CVE-2026-42897: Exchange Server Exploited via Email
CVE-2026-42897 lets attackers exploit on-prem Microsoft Exchange through crafted emails. Learn the technical details and how to protect your mail server.
CVE-2026-42897 Hits On-Prem Exchange Servers Hard
A newly confirmed vulnerability in on-premises Microsoft Exchange Server, tracked as CVE-2026-42897, is being actively exploited in the wild. Attackers are delivering specially crafted emails that trigger the flaw without requiring any user interaction beyond the message being processed by the server. If your organization is still running on-prem Exchange, this one needs immediate attention.
The exploit works at the mail processing layer, before a user even opens anything. That distinction matters. This is not a phishing attack that depends on a click. The server itself parses the malicious payload during normal message handling, which means your endpoint protections and user awareness training provide zero coverage here.
How the Exploit Works: Parsing the Crafted Email
Exchange handles a significant amount of MIME parsing, header processing, and content rendering as part of its normal mail flow pipeline. CVE-2026-42897 abuses a memory corruption issue in one of these processing components. When a specifically structured email arrives, the malformed content triggers the flaw during server-side parsing, potentially giving an attacker remote code execution (RCE) under the context of the Exchange application pool.
No authentication is required. The attacker sends the email to any valid recipient on the target domain. The server does the rest. Proof-of-concept code is already circulating in closed researcher channels, and active exploitation has been observed against unpatched servers in North America and Europe.

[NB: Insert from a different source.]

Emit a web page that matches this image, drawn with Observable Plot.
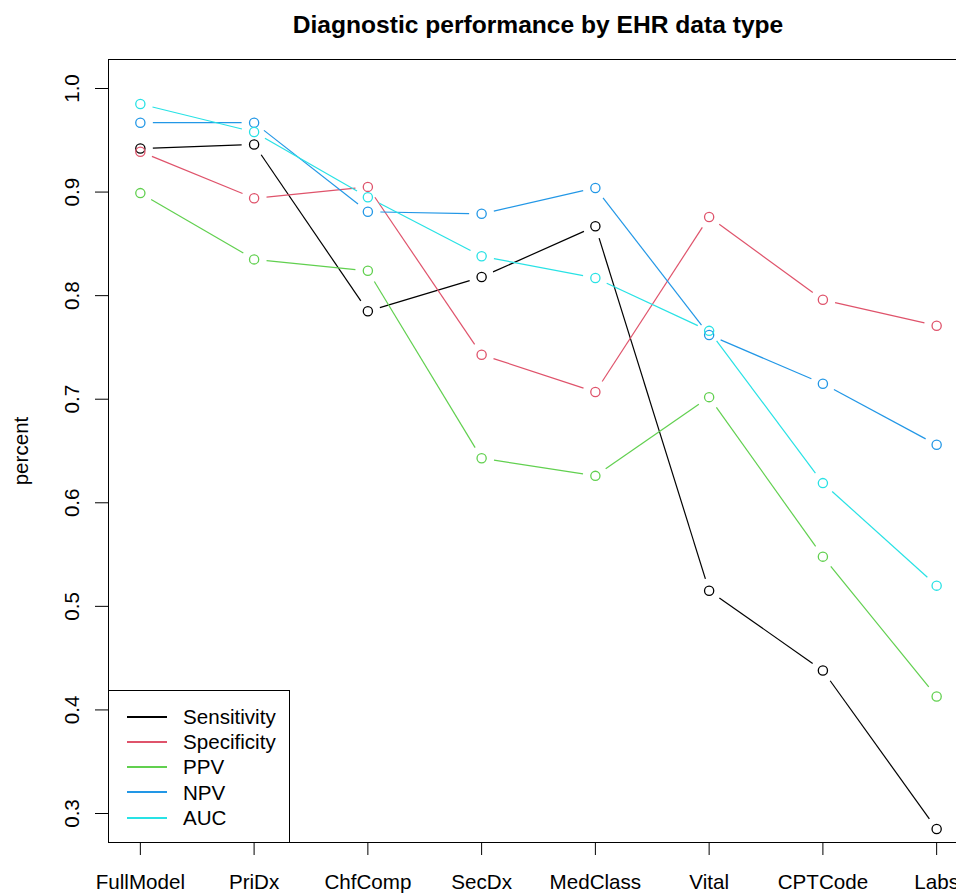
<!DOCTYPE html>
<html>
<head>
<meta charset="utf-8">
<script src="https://cdn.jsdelivr.net/npm/d3@7"></script>
<script src="https://cdn.jsdelivr.net/npm/@observablehq/plot@0.6"></script>
<style>
html, body { margin: 0; padding: 0; background: #fff; overflow: hidden; }
#wrap { position: relative; width: 970px; height: 894px; font-family: "Liberation Sans", Arial, Helvetica, sans-serif; color: #000; }
#title { box-sizing: border-box; height: 45px; margin-left: 108px; width: 860px; padding-top: 13px; line-height: 24px; font-size: 24.6px; font-weight: bold; text-align: center; white-space: nowrap; }
#legend { position: absolute; left: 108px; top: 690px; width: 182px; height: 153px; box-sizing: border-box; border: 1px solid #000; background: #fff; }
.lg-line { position: absolute; left: 18px; width: 40px; height: 2px; }
.lg-text { position: absolute; left: 74px; font-size: 20.6px; line-height: 20px; white-space: nowrap; }
</style>
</head>
<body>
<div id="wrap">
  <div id="title">Diagnostic performance by EHR data type</div>
  <div id="chart"></div>
  <div id="legend"></div>
</div>
<script>
// ---- data ----
const categories = ["FullModel", "PriDx", "ChfComp", "SecDx", "MedClass", "Vital", "CPTCode", "Labs"];
const seriesNames = ["Sensitivity", "Specificity", "PPV", "NPV", "AUC"];
const seriesColors = ["#000000", "#DF536B", "#61D04F", "#2297E6", "#28E2E5"];
const sensitivity = [0.942, 0.946, 0.785, 0.818, 0.867, 0.515, 0.438, 0.285];
const specificity = [0.939, 0.894, 0.905, 0.743, 0.707, 0.876, 0.796, 0.771];
const ppv         = [0.899, 0.835, 0.824, 0.643, 0.626, 0.702, 0.548, 0.413];
const npv         = [0.967, 0.967, 0.881, 0.879, 0.904, 0.762, 0.715, 0.656];
const auc         = [0.985, 0.958, 0.895, 0.838, 0.817, 0.766, 0.619, 0.520];
const yTicks = [0.3, 0.4, 0.5, 0.6, 0.7, 0.8, 0.9, 1.0];
const yLabel = "percent";

const seriesValues = [sensitivity, specificity, ppv, npv, auc];

// ---- layout ----
const W = 970, H = 849;
const mL = 108, mR = 2, mT = 14, mB = 52;
const xDomain = [0.72, 8.28];
const yDomain = [0.272, 1.028];

const points = [];
seriesNames.forEach((s, si) => {
  seriesValues[si].forEach((v, i) => points.push({series: s, idx: i + 1, cat: categories[i], value: v}));
});

// scales used to shorten segments (R type = "b": gaps around points)
const xs = Plot.scale({x: {type: "linear", domain: xDomain, range: [mL, W - mR]}});
const ys = Plot.scale({y: {type: "linear", domain: yDomain, range: [H - mB, mT]}});
const gap = 12.5;
const segments = [];
seriesNames.forEach((s, si) => {
  const vals = seriesValues[si];
  for (let i = 0; i < vals.length - 1; i++) {
    const ax = xs.apply(i + 1), ay = ys.apply(vals[i]);
    const bx = xs.apply(i + 2), by = ys.apply(vals[i + 1]);
    const dx = bx - ax, dy = by - ay, d = Math.hypot(dx, dy);
    if (d <= 2 * gap) continue;
    const t = gap / d;
    segments.push({
      series: s,
      x1: xs.invert(ax + dx * t), y1: ys.invert(ay + dy * t),
      x2: xs.invert(bx - dx * t), y2: ys.invert(by - dy * t)
    });
  }
});

const font = "Liberation Sans, Arial, Helvetica, sans-serif";
const fs = 20.6;

const chart = Plot.plot({
  width: W, height: H,
  marginLeft: mL, marginRight: mR, marginTop: mT, marginBottom: mB,
  style: {fontFamily: font, fontSize: fs + "px", color: "#000", background: "#fff", overflow: "visible"},
  x: {type: "linear", domain: xDomain},
  y: {type: "linear", domain: yDomain},
  color: {domain: seriesNames, range: seriesColors},
  marks: [
    Plot.frame({stroke: "#000", strokeWidth: 1}),
    Plot.axisX({ticks: categories.map((c, i) => i + 1), tickFormat: i => categories[i - 1], tickSize: 13, tickPadding: 19, fontSize: fs, stroke: "#000", fill: "#000"}),
    Plot.axisY({ticks: yTicks, tickSize: 13, tickFormat: () => "", stroke: "#000"}),
    Plot.text(yTicks, {y: d => d, text: d => d.toFixed(1), frameAnchor: "left", rotate: -90, dx: -30, lineAnchor: "bottom", textAnchor: "middle", fontSize: fs, fill: "#000"}),
    Plot.text([yLabel], {text: d => d, frameAnchor: "left", rotate: -90, dx: -81, lineAnchor: "bottom", textAnchor: "middle", fontSize: fs, fill: "#000"}),
    Plot.link(segments, {x1: "x1", y1: "y1", x2: "x2", y2: "y2", stroke: "series", strokeWidth: 1.2}),
    Plot.dot(points, {x: "idx", y: "value", stroke: "series", r: 4.6, strokeWidth: 1.3, fill: "none"})
  ]
});
document.getElementById("chart").appendChild(chart);

// ---- legend ----
const legend = document.getElementById("legend");
seriesNames.forEach((s, i) => {
  const cy = 25.7 + 25.25 * i;
  const line = document.createElement("div");
  line.className = "lg-line";
  line.style.top = (cy - 1) + "px";
  line.style.background = seriesColors[i];
  legend.appendChild(line);
  const t = document.createElement("div");
  t.className = "lg-text";
  t.style.top = (cy - 9.8) + "px";
  t.textContent = s;
  legend.appendChild(t);
});
</script>
</body>
</html>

What's at Risk for Developers and Ops Teams
On-prem Exchange servers are typically high-value targets because they sit inside the network perimeter and hold sensitive communications, calendar data, and often Active Directory integration. A successful RCE via CVE-2026-42897 could give an attacker a foothold from which to move laterally, harvest credentials, or deploy ransomware.
Organizations that delayed migration to Exchange Online or Microsoft 365 for compliance, regulatory, or infrastructure reasons are the ones most exposed. Hybrid deployments are also at risk if the on-prem Exchange component handles any mail flow.
The blast radius extends beyond the mail server itself. Exchange servers often run with elevated privileges, and compromising one can accelerate privilege escalation across a domain environment faster than most incident response teams can react.
Patching and Mitigation Steps for Exchange Administrators
Microsoft has released a security update addressing CVE-2026-42897. Apply it immediately. The patch targets the specific parsing component where the memory corruption occurs.
If patching right now is not operationally feasible, these interim steps reduce exposure:
- Restrict inbound SMTP at the perimeter to only known, trusted relay sources where possible.
- Enable Enhanced Mitigation Experience Toolkit (EMET) or Windows Defender Exploit Guard policies on the Exchange server process.
- Monitor Exchange transport logs for anomalous sender patterns, oversized headers, or malformed MIME structures.
- Isolate the Exchange server from lateral movement paths by reviewing internal firewall rules and segmentation.
- Audit service account privileges attached to the Exchange application pool and reduce them to minimum necessary.
Running an automated scan against your external-facing infrastructure can also surface exposure points you may not have mapped. Check your attack surface at VibeWShield's free scanner.
For related reading on mail server vulnerabilities and DAST coverage, see our Exchange and mail infrastructure security guide.
Frequently Asked Questions
Does CVE-2026-42897 affect Exchange Online or Microsoft 365? No. This vulnerability is specific to on-premises Exchange Server deployments. Exchange Online is managed by Microsoft and is not affected.
Can a WAF or email gateway block the crafted emails used in this attack? Potentially, but not reliably. Because the exploit targets server-side MIME parsing logic, a WAF sitting in front of HTTPS traffic will not inspect SMTP directly. A dedicated email security gateway with deep content inspection can help filter malformed messages, but patching remains the only complete fix.
How do I confirm whether my Exchange server is patched against this CVE? Check the installed Exchange CU (Cumulative Update) and security patch version against Microsoft's official advisory for CVE-2026-42897. You can also run a vulnerability scan against the server using an automated DAST tool to verify exposed endpoints.